Dass die Mathematik der Schmerzensgelder eine eher irrationale Angelegenheit ist, hat der Marburger Anwalt Hans-Berndt Ziegler nun in einem Aufsatz in der Zeitschrift für Schadensrecht deutlich gemacht. Er hat die Beträge verglichen, die für Verletzungen der Geschlechtsorgane und Verlust der Zeugungsfähigkeit gezahlt werden. Und hat Überraschendes ausgemacht: Männer kommen vor Gericht besser weg als Frauen. Bei Männern, die durch eine Verletzung zeugungsunfähig geworden sind, beträgt die niedrigste von Ziegler ermittelte Summe 20 000 Euro - bei Empfängnisunfähigkeit von Frauen nur 2500 Euro.

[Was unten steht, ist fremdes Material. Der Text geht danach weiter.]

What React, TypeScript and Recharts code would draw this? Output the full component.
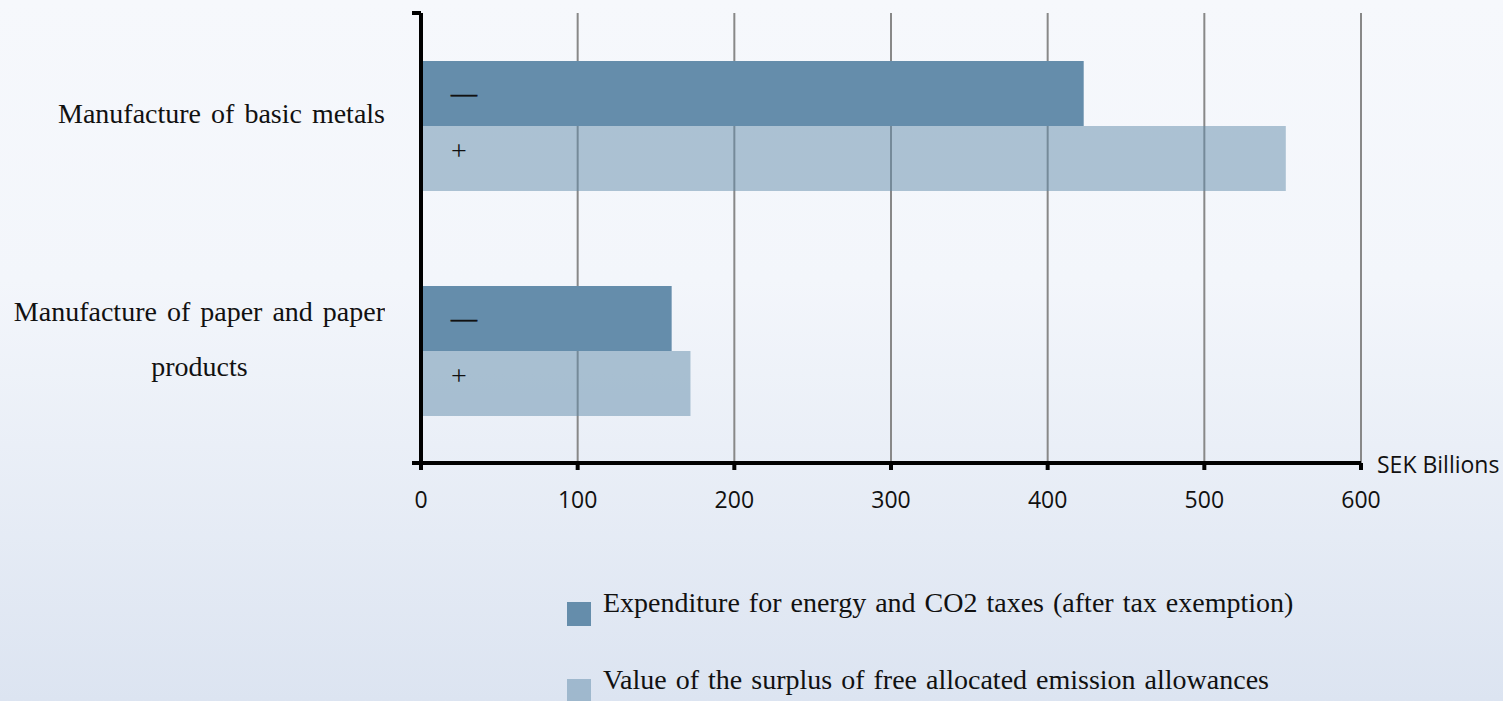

Einen ähnlichen Befund zeigen die Spitzenwerte: Männer 60000, Frauen 50000 Euro. Zwar reicht das, wie Ziegler einräumt, nicht für eine valide Statistik. Andererseits wird die Beobachtung des Anwalts für Medizinrecht durch weitere Zahlen gestützt. Der Verlust eines Hodens führt, ebenso wie der eines Eileiters, noch nicht zur Zeugungsunfähigkeit. Trotzdem haben die Gerichte bei Männern 10 000 bis 18 000 Euro, bei Frauen nur 2500 bis 15 000 Euro gezahlt.

Nun läge es nahe, eine männlich dominierte Justiz dafür verantwortlich zu machen. Doch die gibt es nicht mehr: Richter ist inzwischen ein attraktiver Frauenberuf, der Frauenanteil liegt bei etwa der Hälfte. Denkbar ist aber, dass der Geist der einstigen Männerjustiz fortwirkt. Bei der Ermittlung des Schmerzensgeldes schauen die Richter notgedrungen auf diverse Schmerzensgeldtabellen. So schreiben sie womöglich fort, was frühere Generationen vorgegeben haben. Ziegler plädiert für ein rationaleres Berechnungssystem. Denkbar, dass die Gleichstellung dann auch andersherum wirksam würde. Weibliche Schönheit war den Gerichten bislang mehr wert als männliche: Für eine Narbe in einem Männergesicht sprach ein Gericht dem Opfer 750 Euro zu. Eine Frau, ähnlich entstellt, erhielt 2500 Euro zugebilligt.